The narrative portrays Ma'n as uninterested in savoring the fruits of his escape unmolested; rather, he travels to Medina straightaway to turn himself over to 'Umar. Not amused, the caliph has him flogged and imprisoned after heeding the counsel of 'A1i b. Abi Talib--a lighter punishment than that recommended by others who advocated the amputation of his hand and even that he be crucified. (99) We unfortunately find no information with regard to this second prison, probably located in Medina or its environs.

One finds in Ma'n's misadventure confirmation of the existence of a similar prison structure constructed of reeds parallel to that of 'Utba's prison in the dar al-imara and, furthermore, of the problems posed by a prison constructed from reeds, echoed in 'Ali's epigram above. The conversion of the initial structures of reeds, especially those essential for administrative purposes, must have been swift--a matter of mere years, not generations. (100) In any case, the frequency with which prisoners often escaped cannot be accounted for by appealing solely to the rudimentary and, perhaps, shoddy construction of the early prisons in the newly founded garrisons of al-'Iraq. As the escape by both Muhammad b. Abi Hudhayfa and 'Abd al-Rahman b. 'Udays from their jailers in Lydda (Palestine) in 35/656 attests, Syrian jails were imperfect, too. (101) Such feats of escape may also be indicative of the informality of imprisonment in the period. The prison conditions that Muhammad b. Abi Hudhayfa faced, in one isolated account, are not depicted as austere; rather, the account claims that Mu'awiya "imprisoned him in a prison of his while making him feel comfortable and spending lavishly on him (habasahu fi [sijn.sup.in] lahu [muraffih.sup.an] [muwassi'.sup.an] 'alayh)." (102) This aligns closely with an earlier account claiming that Muawiya imprisoned Kufan exiles with similar amenities in a Damascene church during the caliphate of Uthman. (103) Even in cases where prisoners were securely safeguarded by a warden (sajjan), or some other sort of watchman, many beguiled the jailers commissioned with keeping them safe and found it easy to win over the hearts of the guards who watched over them and, thus, eventually to convince to let them go free.

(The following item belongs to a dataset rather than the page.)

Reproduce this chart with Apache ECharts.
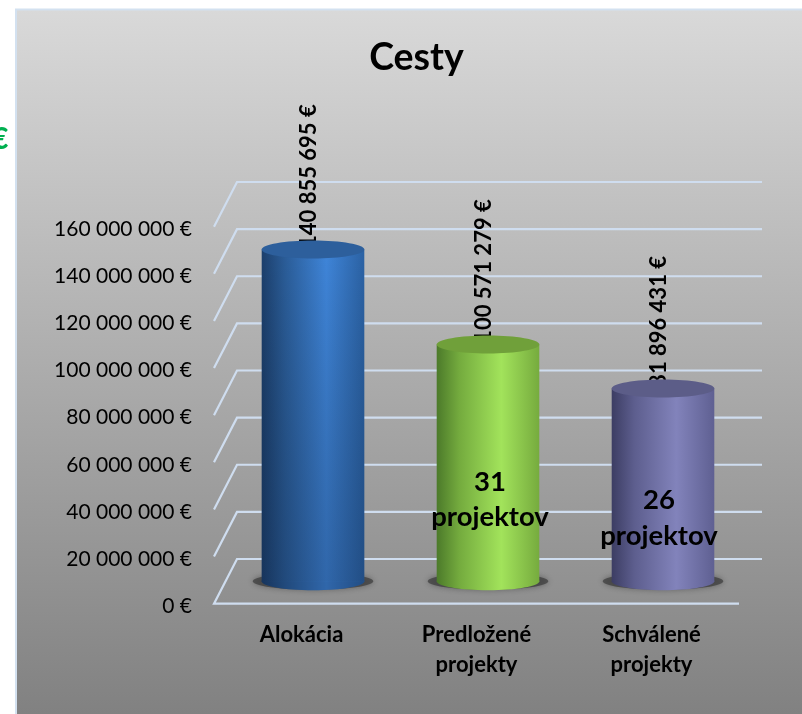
<!DOCTYPE html>
<html>
<head>
<meta charset="utf-8">
<style>html,body{margin:0;padding:0;background:#fff;overflow:hidden}#c{width:802px;height:714px}</style>
<script src="https://cdn.jsdelivr.net/npm/echarts@6/dist/echarts.min.js"></script>
</head>
<body>
<div id="c"></div>
<script>
const categories = ['Alokácia', 'Predložené\nprojekty', 'Schválené\nprojekty'];
const values = [140855695, 100571279, 81896431];
const projectCounts = ['', '31', '26'];
const projectWord = 'projektov';
const tickValues = [0, 20000000, 40000000, 60000000, 80000000, 100000000, 120000000, 140000000, 160000000];
const chartTitle = 'Cesty';

const FONT = 'Lato';
const DEPTH_X = 23, DEPTH_Y = 44.7;
const CYL_RX = 51.3, CYL_RY = 9;
const palette = [
  {stops: ['#1c3f6c', '#2a5c97', '#3f85d9', '#2b62a4'], top: '#2d5f9c', fade: 'rgba(10,25,50,0.28)'},
  {stops: ['#4c7a2a', '#74ab3e', '#a2e35b', '#76ab3e'], top: '#70a03a', fade: 'rgba(0,0,0,0)'},
  {stops: ['#3c3d63', '#5d5e8e', '#8283bb', '#5f6092'], top: '#5c5d88', fade: 'rgba(0,0,0,0)'}
];
const countOffsets = [null, 2, -4];
const countLevels = [null, 0.44, 0.444];
const fmt = v => String(v).replace(/\B(?=(\d{3})+(?!\d))/g, ' ') + ' €';

function wallItem(params, api) {
  const p = api.coord([0, api.value(1)]);
  const cs = params.coordSys;
  const x0 = cs.x, x1 = cs.x + cs.width, y = p[1];
  const points = [[x0, y], [x0 + DEPTH_X, y - DEPTH_Y], [x1 + DEPTH_X, y - DEPTH_Y]];
  if (api.value(1) === 0) { points.unshift([x1, y]); }
  return {type: 'polyline', shape: {points}, style: {stroke: '#cfddef', lineWidth: 2.2, fill: null}, silent: true};
}

function cylinderItem(params, api) {
  const i = params.dataIndex;
  const pal = palette[i];
  const v = api.coord([i, api.value(1)]);
  const b = api.coord([i, 0]);
  const cx = b[0] + DEPTH_X / 2;
  const base = b[1] - DEPTH_Y / 2;
  const top = v[1] - DEPTH_Y / 2;
  const side = {type: 'linear', x: 0, y: 0, x2: 1, y2: 0, colorStops: [
    {offset: 0, color: pal.stops[0]}, {offset: 0.22, color: pal.stops[1]},
    {offset: 0.63, color: pal.stops[2]}, {offset: 1, color: pal.stops[3]}]};
  const fade = {type: 'linear', x: 0, y: 0, x2: 0, y2: 1, colorStops: [
    {offset: 0, color: 'rgba(0,0,0,0)'}, {offset: 1, color: pal.fade}]};
  const h = base - top;
  return {type: 'group', children: [
    {type: 'ellipse', shape: {cx, cy: base, rx: CYL_RX + 9, ry: CYL_RY - 0.5},
      style: {fill: 'rgba(60,60,60,0.72)', shadowBlur: 6, shadowColor: 'rgba(50,50,50,0.7)'}},
    {type: 'text', x: cx - 4, y: top - 1.5, rotation: Math.PI / 2,
      style: {text: fmt(api.value(1)), font: 'bold 22px ' + FONT, fill: '#000', align: 'left', verticalAlign: 'middle'}},
    {type: 'ellipse', shape: {cx, cy: base, rx: CYL_RX, ry: CYL_RY}, style: {fill: side}},
    {type: 'ellipse', shape: {cx, cy: base, rx: CYL_RX, ry: CYL_RY}, style: {fill: pal.fade}},
    {type: 'rect', shape: {x: cx - CYL_RX, y: top, width: CYL_RX * 2, height: h}, style: {fill: side}},
    {type: 'rect', shape: {x: cx - CYL_RX, y: top, width: CYL_RX * 2, height: h}, style: {fill: fade}},
    {type: 'ellipse', shape: {cx, cy: top, rx: CYL_RX, ry: CYL_RY}, style: {fill: pal.top}}
  ]};
}

function countItem(params, api) {
  const i = params.dataIndex;
  if (!projectCounts[i]) return null;
  const b = api.coord([i, 0]);
  const cx = b[0] + DEPTH_X / 2 + countOffsets[i];
  const cy = api.coord([i, values[i] * countLevels[i]])[1];
  return {type: 'text', x: cx, y: cy, z2: 10,
    style: {text: projectCounts[i] + '\n' + projectWord, font: 'bold 27.5px ' + FONT, lineHeight: 35.5,
      fill: '#000', align: 'center', verticalAlign: 'middle'}};
}

const chart = echarts.init(document.getElementById('c'), null, {renderer: 'canvas'});
chart.setOption({
  animation: false,
  backgroundColor: '#fff',
  graphic: [
    {type: 'rect', z: -10, shape: {x: 16, y: 9.5, width: 800, height: 720},
      style: {fill: {type: 'linear', x: 0, y: 0, x2: 0, y2: 1, colorStops: [
        {offset: 0, color: '#d9d9d9'}, {offset: 1, color: '#7f7f7f'}]},
        stroke: '#d3e1f0', lineWidth: 2}},
    {type: 'text', z: 5, x: 416.5, y: 58, style: {text: chartTitle, font: 'bold 37.5px ' + FONT, fill: '#000', align: 'center', verticalAlign: 'middle'}},
    {type: 'text', z: 5, x: 8.5, y: 139, style: {text: '€', font: 'bold 30px ' + FONT, fill: '#00b050', align: 'right', verticalAlign: 'middle'}}
  ],
  grid: {left: 214, top: 226.7, width: 525, height: 377},
  xAxis: {type: 'category', data: categories,
    axisLine: {show: false}, axisTick: {show: false}, splitLine: {show: false},
    axisLabel: {fontFamily: FONT, fontWeight: 'bold', fontSize: 22, color: '#000', lineHeight: 30, margin: 16, interval: 0}},
  yAxis: {type: 'value', min: 0, max: 160000000, interval: 20000000,
    axisLine: {show: false}, axisTick: {show: false}, splitLine: {show: false},
    axisLabel: {margin: 22, formatter: v => '{t|' + fmt(v) + '}',
      rich: {t: {fontFamily: FONT, fontSize: 21, color: '#000', padding: [5, 0, 0, 0]}}}},
  series: [
    {type: 'custom', z: 1, silent: true, data: tickValues.map(v => [0, v]), encode: {x: 0, y: 1}, renderItem: wallItem},
    {type: 'custom', z: 2, silent: true, data: values.map((v, i) => [i, v]), encode: {x: 0, y: 1}, renderItem: cylinderItem},
    {type: 'custom', z: 3, silent: true, data: values.map((v, i) => [i, v]), encode: {x: 0, y: 1}, renderItem: countItem}
  ]
});
</script>
</body>
</html>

As noted above, one does not find any mention of the founder of Kufa, Sa'd b. Ab1 Waqqas, placing a prison in the city like one finds in the case of Utba b. Ghazwan during the founding of Basra. However, one can locate several interesting examples of imprisonment in which Sa'd, or at least his dwelling, plays a prominent role. Among these, the most well known transpires not in Kufa, but in Medina, during the capture and imprisonment of Ubayd Allah b. 'Umar b. al-Khattab following the assassination of his father. Ubayd Allah's incarceration came on the heels of his murdering the daughter of Abu Lu'lu'a, his father's assassin, and two other mawali he suspected as complicit in his father's death--acts he matched with threats to kill more, if not all, of the mawali in Medina. (104) After his rampage, Ubayd Allah, we are informed, "was incarcerated in the house of Sa'd b. Abi Waqqas (kana [mahbus.sup.an] fi dar Sa'd b. Abi Waqqas)." (105)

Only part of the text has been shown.